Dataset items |
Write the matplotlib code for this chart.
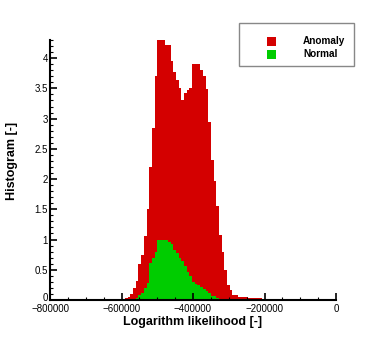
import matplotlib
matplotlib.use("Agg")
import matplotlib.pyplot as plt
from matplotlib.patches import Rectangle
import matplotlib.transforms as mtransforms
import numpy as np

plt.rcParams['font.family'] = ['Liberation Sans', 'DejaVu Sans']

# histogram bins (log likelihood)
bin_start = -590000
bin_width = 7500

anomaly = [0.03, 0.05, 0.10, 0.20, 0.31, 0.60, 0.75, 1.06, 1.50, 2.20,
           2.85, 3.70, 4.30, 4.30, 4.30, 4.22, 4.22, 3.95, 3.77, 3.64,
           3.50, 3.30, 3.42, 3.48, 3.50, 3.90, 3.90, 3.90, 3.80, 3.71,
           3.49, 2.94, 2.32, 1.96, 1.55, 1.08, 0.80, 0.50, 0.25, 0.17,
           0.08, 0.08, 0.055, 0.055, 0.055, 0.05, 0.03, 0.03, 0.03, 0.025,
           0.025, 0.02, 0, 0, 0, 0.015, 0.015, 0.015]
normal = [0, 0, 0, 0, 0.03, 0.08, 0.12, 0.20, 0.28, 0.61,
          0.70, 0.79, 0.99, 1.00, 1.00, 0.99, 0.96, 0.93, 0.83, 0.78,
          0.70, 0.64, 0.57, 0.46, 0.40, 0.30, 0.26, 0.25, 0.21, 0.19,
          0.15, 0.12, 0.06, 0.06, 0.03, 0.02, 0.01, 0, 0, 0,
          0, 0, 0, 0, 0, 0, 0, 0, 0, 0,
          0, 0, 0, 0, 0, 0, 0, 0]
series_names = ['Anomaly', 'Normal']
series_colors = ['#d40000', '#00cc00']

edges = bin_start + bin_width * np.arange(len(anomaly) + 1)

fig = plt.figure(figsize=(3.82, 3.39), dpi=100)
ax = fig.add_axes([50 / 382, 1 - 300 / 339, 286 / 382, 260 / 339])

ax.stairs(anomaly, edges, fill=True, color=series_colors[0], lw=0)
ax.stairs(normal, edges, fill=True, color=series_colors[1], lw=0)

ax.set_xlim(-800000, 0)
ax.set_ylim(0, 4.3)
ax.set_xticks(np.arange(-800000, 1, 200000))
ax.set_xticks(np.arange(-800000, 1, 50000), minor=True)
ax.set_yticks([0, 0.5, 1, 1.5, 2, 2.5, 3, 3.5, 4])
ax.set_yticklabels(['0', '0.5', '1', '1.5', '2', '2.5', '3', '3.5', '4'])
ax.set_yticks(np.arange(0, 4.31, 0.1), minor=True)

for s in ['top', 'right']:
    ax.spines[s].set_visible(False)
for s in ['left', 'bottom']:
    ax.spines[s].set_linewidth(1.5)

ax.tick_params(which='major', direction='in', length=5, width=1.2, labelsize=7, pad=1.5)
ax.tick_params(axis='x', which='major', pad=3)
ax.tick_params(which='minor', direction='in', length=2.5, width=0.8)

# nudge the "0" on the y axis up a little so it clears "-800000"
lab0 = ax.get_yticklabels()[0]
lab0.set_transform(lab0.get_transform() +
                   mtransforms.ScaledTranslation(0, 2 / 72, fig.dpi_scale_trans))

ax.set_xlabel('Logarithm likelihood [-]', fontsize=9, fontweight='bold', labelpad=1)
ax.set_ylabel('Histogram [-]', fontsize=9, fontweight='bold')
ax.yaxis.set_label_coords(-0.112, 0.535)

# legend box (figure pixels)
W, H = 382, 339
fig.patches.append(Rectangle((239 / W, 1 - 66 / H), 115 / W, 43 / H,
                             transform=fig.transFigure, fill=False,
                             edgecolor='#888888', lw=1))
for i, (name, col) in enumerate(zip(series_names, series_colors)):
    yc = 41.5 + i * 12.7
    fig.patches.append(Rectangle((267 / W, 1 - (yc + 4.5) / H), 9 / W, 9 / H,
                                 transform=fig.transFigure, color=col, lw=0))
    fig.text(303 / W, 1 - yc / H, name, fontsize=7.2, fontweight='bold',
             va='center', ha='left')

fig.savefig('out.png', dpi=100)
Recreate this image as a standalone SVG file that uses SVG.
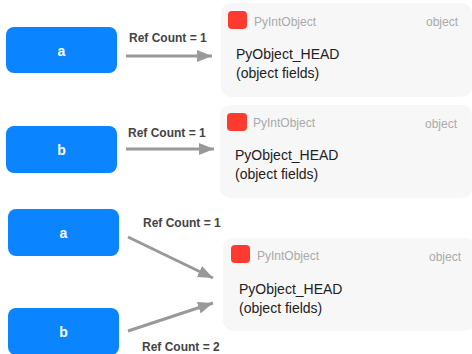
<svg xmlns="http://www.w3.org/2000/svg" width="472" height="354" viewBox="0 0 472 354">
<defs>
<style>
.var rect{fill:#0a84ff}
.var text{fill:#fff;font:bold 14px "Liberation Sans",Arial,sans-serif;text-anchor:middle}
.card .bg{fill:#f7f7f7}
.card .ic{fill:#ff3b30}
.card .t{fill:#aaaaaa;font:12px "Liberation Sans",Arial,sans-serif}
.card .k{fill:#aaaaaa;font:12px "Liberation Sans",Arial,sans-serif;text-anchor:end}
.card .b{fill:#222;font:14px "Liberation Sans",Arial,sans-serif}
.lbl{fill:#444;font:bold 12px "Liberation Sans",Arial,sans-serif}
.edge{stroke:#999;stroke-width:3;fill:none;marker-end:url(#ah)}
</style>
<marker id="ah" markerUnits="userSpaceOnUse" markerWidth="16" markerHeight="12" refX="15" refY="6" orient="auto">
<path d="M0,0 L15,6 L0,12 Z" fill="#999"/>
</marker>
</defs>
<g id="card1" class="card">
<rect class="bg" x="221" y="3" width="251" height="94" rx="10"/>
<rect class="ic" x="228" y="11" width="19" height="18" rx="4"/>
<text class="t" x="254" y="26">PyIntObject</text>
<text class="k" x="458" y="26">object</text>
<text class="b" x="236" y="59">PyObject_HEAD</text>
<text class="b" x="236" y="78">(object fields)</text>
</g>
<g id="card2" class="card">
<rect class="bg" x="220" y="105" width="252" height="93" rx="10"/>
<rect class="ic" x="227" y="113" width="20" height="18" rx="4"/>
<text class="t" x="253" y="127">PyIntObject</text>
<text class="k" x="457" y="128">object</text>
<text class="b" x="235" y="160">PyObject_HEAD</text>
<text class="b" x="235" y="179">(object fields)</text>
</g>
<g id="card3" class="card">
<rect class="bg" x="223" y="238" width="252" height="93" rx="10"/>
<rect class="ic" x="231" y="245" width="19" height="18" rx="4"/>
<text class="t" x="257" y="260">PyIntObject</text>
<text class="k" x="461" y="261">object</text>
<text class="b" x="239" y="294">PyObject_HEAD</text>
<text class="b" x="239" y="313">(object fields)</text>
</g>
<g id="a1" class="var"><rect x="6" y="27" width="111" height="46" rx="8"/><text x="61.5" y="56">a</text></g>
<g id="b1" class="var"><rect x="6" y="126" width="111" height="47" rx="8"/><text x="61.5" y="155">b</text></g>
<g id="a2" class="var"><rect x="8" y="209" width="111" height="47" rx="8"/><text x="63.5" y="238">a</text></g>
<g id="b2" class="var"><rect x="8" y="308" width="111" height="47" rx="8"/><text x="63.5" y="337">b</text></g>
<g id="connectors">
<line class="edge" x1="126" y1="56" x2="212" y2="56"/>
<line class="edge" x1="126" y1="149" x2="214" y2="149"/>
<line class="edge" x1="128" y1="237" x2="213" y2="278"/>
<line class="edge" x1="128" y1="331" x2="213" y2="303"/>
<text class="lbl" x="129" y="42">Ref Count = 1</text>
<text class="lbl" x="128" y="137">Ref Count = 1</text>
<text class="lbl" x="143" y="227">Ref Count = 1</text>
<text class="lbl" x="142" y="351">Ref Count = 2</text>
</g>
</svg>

TASK OBJECTIVE |
Extract the lines exactly, please: the first line of the listing, the line with "ax.set_yticks(np.arange(0, 4.31, 0.1), minor=True)", and every line between them, but no pictures.

REPLY |
Write the matplotlib code for this chart.
import matplotlib
matplotlib.use("Agg")
import matplotlib.pyplot as plt
from matplotlib.patches import Rectangle
import matplotlib.transforms as mtransforms
import numpy as np

plt.rcParams['font.family'] = ['Liberation Sans', 'DejaVu Sans']

# histogram bins (log likelihood)
bin_start = -590000
bin_width = 7500

anomaly = [0.03, 0.05, 0.10, 0.20, 0.31, 0.60, 0.75, 1.06, 1.50, 2.20,
           2.85, 3.70, 4.30, 4.30, 4.30, 4.22, 4.22, 3.95, 3.77, 3.64,
           3.50, 3.30, 3.42, 3.48, 3.50, 3.90, 3.90, 3.90, 3.80, 3.71,
           3.49, 2.94, 2.32, 1.96, 1.55, 1.08, 0.80, 0.50, 0.25, 0.17,
           0.08, 0.08, 0.055, 0.055, 0.055, 0.05, 0.03, 0.03, 0.03, 0.025,
           0.025, 0.02, 0, 0, 0, 0.015, 0.015, 0.015]
normal = [0, 0, 0, 0, 0.03, 0.08, 0.12, 0.20, 0.28, 0.61,
          0.70, 0.79, 0.99, 1.00, 1.00, 0.99, 0.96, 0.93, 0.83, 0.78,
          0.70, 0.64, 0.57, 0.46, 0.40, 0.30, 0.26, 0.25, 0.21, 0.19,
          0.15, 0.12, 0.06, 0.06, 0.03, 0.02, 0.01, 0, 0, 0,
          0, 0, 0, 0, 0, 0, 0, 0, 0, 0,
          0, 0, 0, 0, 0, 0, 0, 0]
series_names = ['Anomaly', 'Normal']
series_colors = ['#d40000', '#00cc00']

edges = bin_start + bin_width * np.arange(len(anomaly) + 1)

fig = plt.figure(figsize=(3.82, 3.39), dpi=100)
ax = fig.add_axes([50 / 382, 1 - 300 / 339, 286 / 382, 260 / 339])

ax.stairs(anomaly, edges, fill=True, color=series_colors[0], lw=0)
ax.stairs(normal, edges, fill=True, color=series_colors[1], lw=0)

ax.set_xlim(-800000, 0)
ax.set_ylim(0, 4.3)
ax.set_xticks(np.arange(-800000, 1, 200000))
ax.set_xticks(np.arange(-800000, 1, 50000), minor=True)
ax.set_yticks([0, 0.5, 1, 1.5, 2, 2.5, 3, 3.5, 4])
ax.set_yticklabels(['0', '0.5', '1', '1.5', '2', '2.5', '3', '3.5', '4'])
ax.set_yticks(np.arange(0, 4.31, 0.1), minor=True)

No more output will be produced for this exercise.